THE TASK - Leave the pictures out and retype the lines from the beginning through the line with "27.4, 29.1, 44.3]", both ends included.

-- BEGIN DATASET SECTION --

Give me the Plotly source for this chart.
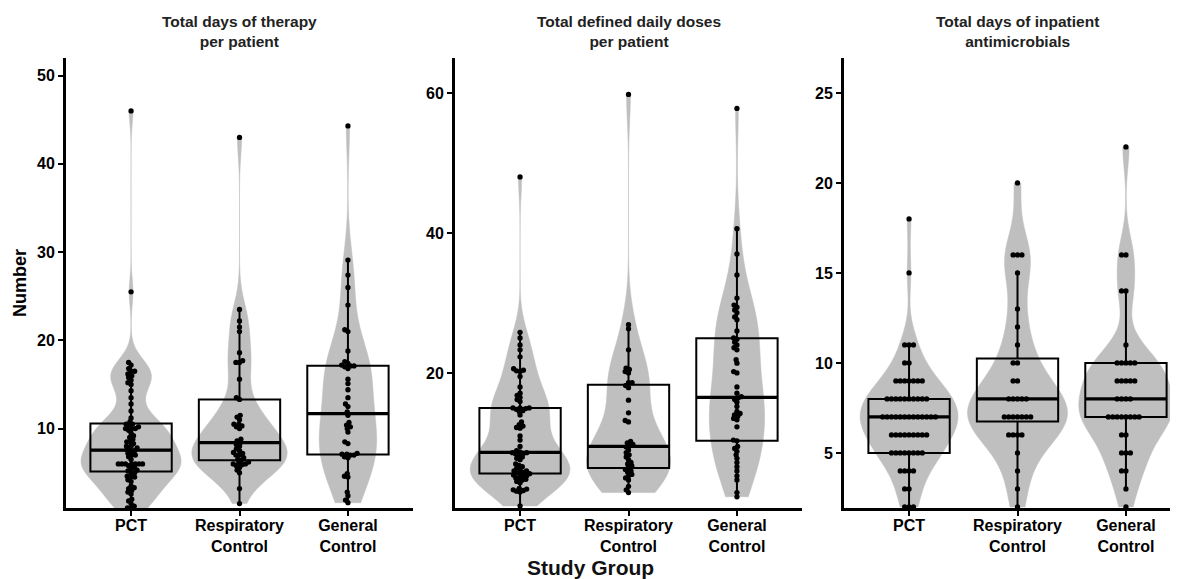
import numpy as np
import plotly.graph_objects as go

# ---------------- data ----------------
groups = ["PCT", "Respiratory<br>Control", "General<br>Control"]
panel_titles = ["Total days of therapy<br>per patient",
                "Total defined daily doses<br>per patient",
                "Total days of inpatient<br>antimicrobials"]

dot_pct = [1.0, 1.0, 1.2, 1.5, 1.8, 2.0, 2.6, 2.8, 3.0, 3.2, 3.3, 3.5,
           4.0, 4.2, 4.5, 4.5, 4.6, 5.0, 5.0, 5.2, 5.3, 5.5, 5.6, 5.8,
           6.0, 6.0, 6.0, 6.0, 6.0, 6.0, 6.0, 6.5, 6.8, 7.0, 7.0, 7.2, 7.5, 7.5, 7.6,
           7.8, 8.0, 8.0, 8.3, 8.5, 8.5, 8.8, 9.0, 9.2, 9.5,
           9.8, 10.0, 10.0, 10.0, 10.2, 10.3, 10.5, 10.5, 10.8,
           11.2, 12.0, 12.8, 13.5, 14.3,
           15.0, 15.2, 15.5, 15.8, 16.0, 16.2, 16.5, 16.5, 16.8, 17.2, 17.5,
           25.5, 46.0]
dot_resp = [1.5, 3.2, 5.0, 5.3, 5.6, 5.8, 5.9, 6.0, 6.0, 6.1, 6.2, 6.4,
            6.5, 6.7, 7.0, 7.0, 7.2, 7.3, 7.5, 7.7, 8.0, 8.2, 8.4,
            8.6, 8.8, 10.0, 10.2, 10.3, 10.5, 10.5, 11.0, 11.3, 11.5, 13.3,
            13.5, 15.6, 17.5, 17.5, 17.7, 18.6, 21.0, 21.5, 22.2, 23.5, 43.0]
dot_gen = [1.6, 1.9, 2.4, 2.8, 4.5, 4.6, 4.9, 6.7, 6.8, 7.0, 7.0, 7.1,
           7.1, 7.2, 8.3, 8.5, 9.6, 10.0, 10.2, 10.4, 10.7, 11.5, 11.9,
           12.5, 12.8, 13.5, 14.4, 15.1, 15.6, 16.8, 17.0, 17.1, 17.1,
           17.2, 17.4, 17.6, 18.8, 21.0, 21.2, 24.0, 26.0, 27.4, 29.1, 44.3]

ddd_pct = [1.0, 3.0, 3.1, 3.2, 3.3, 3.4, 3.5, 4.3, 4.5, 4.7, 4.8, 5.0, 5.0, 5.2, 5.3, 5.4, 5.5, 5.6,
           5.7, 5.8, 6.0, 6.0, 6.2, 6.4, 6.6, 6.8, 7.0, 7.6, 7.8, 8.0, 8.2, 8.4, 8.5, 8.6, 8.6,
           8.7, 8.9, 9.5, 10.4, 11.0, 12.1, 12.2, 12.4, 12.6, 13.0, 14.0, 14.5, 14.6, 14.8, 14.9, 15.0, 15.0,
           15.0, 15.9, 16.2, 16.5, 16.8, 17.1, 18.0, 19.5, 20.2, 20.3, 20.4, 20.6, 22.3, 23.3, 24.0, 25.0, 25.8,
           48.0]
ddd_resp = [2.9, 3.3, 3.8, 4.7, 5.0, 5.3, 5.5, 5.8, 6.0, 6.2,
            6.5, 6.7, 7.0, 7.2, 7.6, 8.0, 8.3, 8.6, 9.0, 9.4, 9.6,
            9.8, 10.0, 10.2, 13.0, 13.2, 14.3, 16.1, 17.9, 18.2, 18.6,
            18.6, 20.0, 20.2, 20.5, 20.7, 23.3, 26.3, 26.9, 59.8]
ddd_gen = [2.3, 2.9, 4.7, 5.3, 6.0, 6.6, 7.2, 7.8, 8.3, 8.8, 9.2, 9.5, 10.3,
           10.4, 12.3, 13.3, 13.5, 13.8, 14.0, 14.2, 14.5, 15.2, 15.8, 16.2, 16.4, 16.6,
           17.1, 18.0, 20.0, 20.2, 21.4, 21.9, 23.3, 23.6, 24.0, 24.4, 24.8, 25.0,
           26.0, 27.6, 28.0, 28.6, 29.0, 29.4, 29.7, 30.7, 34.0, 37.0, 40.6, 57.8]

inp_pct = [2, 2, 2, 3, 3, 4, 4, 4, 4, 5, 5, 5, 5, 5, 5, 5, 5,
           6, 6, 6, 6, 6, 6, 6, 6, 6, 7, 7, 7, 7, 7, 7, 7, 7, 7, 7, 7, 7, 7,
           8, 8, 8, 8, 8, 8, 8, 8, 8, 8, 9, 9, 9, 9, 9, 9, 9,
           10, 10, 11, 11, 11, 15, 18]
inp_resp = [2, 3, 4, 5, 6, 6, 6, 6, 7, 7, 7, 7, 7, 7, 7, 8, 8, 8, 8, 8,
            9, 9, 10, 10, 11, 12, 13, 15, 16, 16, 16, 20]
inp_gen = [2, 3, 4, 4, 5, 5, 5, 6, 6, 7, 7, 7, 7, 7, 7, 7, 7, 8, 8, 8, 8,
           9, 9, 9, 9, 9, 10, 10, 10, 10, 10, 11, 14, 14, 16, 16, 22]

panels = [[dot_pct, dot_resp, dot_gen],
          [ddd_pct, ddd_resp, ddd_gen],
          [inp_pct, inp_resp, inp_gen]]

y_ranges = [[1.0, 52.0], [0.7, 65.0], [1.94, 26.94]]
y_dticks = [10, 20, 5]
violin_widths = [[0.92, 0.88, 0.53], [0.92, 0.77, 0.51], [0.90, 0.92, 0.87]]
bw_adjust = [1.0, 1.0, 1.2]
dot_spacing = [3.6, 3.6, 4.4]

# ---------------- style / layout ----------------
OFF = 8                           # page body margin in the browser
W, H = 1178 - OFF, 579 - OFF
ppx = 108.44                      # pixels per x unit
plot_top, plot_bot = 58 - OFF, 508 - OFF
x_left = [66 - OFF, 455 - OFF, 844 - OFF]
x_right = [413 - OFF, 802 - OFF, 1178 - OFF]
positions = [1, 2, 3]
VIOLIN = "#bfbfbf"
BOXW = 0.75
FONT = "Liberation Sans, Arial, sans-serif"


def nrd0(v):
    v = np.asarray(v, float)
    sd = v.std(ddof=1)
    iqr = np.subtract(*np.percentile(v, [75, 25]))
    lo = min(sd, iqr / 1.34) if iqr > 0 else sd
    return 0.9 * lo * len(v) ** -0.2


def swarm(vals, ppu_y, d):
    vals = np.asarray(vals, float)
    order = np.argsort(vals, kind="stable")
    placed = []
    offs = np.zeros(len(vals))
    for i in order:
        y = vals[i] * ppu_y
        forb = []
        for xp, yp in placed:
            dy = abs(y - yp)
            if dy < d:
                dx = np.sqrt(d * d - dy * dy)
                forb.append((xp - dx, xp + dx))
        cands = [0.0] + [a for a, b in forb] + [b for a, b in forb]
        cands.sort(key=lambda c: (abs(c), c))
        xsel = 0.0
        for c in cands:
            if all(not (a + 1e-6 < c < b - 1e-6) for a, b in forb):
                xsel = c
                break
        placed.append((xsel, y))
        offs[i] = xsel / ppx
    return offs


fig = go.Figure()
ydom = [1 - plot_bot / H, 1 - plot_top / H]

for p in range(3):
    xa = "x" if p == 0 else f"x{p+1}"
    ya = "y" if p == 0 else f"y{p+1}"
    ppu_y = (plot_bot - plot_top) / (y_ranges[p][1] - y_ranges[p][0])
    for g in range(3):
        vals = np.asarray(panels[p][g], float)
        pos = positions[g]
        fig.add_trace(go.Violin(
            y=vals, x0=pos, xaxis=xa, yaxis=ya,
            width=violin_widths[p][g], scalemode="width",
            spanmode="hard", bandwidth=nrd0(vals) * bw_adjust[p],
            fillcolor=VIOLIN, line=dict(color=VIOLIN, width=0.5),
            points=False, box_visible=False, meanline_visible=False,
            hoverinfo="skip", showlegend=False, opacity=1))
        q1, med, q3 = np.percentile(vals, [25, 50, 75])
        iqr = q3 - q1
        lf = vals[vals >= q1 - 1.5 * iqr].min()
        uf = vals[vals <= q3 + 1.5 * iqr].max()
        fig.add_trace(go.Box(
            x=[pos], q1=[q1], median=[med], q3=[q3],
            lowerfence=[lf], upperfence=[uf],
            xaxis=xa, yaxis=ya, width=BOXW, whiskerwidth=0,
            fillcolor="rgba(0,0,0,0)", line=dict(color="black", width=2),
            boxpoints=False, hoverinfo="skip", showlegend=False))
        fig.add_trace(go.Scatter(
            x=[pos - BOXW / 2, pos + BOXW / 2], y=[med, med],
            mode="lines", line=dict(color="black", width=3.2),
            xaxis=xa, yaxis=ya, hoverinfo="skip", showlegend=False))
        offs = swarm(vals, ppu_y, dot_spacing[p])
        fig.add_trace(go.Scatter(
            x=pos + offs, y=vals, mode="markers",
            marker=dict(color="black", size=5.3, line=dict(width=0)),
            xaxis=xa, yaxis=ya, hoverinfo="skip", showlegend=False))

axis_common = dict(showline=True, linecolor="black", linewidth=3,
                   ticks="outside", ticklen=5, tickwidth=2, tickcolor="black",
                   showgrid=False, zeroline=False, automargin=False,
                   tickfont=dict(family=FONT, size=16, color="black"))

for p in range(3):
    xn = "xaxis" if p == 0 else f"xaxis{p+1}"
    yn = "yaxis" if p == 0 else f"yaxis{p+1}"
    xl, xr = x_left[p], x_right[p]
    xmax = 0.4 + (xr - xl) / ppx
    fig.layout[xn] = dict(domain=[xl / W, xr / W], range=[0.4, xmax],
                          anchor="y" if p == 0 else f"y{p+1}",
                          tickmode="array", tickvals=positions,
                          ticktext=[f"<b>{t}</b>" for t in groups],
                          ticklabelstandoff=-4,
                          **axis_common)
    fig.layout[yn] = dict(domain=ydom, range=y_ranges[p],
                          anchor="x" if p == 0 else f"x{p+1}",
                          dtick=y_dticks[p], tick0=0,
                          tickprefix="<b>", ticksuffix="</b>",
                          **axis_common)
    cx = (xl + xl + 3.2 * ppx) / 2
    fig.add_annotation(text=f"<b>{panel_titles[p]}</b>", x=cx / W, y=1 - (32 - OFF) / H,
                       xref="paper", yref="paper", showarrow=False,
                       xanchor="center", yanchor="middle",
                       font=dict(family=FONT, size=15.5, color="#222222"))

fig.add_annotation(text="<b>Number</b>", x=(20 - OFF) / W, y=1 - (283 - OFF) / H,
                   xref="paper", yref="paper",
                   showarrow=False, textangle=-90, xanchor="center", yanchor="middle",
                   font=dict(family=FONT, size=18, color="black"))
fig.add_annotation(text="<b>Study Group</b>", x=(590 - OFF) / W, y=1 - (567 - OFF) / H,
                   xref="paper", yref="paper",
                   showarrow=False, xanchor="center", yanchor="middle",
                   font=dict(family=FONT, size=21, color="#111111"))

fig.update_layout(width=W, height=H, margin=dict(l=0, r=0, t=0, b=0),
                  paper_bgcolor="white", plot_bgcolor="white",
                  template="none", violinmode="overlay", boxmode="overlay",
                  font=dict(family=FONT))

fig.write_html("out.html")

-- END DATASET SECTION --

RESPONSE TO THE EXERCISE -
Give me the Plotly source for this chart.
import numpy as np
import plotly.graph_objects as go

# ---------------- data ----------------
groups = ["PCT", "Respiratory<br>Control", "General<br>Control"]
panel_titles = ["Total days of therapy<br>per patient",
                "Total defined daily doses<br>per patient",
                "Total days of inpatient<br>antimicrobials"]

dot_pct = [1.0, 1.0, 1.2, 1.5, 1.8, 2.0, 2.6, 2.8, 3.0, 3.2, 3.3, 3.5,
           4.0, 4.2, 4.5, 4.5, 4.6, 5.0, 5.0, 5.2, 5.3, 5.5, 5.6, 5.8,
           6.0, 6.0, 6.0, 6.0, 6.0, 6.0, 6.0, 6.5, 6.8, 7.0, 7.0, 7.2, 7.5, 7.5, 7.6,
           7.8, 8.0, 8.0, 8.3, 8.5, 8.5, 8.8, 9.0, 9.2, 9.5,
           9.8, 10.0, 10.0, 10.0, 10.2, 10.3, 10.5, 10.5, 10.8,
           11.2, 12.0, 12.8, 13.5, 14.3,
           15.0, 15.2, 15.5, 15.8, 16.0, 16.2, 16.5, 16.5, 16.8, 17.2, 17.5,
           25.5, 46.0]
dot_resp = [1.5, 3.2, 5.0, 5.3, 5.6, 5.8, 5.9, 6.0, 6.0, 6.1, 6.2, 6.4,
            6.5, 6.7, 7.0, 7.0, 7.2, 7.3, 7.5, 7.7, 8.0, 8.2, 8.4,
            8.6, 8.8, 10.0, 10.2, 10.3, 10.5, 10.5, 11.0, 11.3, 11.5, 13.3,
            13.5, 15.6, 17.5, 17.5, 17.7, 18.6, 21.0, 21.5, 22.2, 23.5, 43.0]
dot_gen = [1.6, 1.9, 2.4, 2.8, 4.5, 4.6, 4.9, 6.7, 6.8, 7.0, 7.0, 7.1,
           7.1, 7.2, 8.3, 8.5, 9.6, 10.0, 10.2, 10.4, 10.7, 11.5, 11.9,
           12.5, 12.8, 13.5, 14.4, 15.1, 15.6, 16.8, 17.0, 17.1, 17.1,
           17.2, 17.4, 17.6, 18.8, 21.0, 21.2, 24.0, 26.0, 27.4, 29.1, 44.3]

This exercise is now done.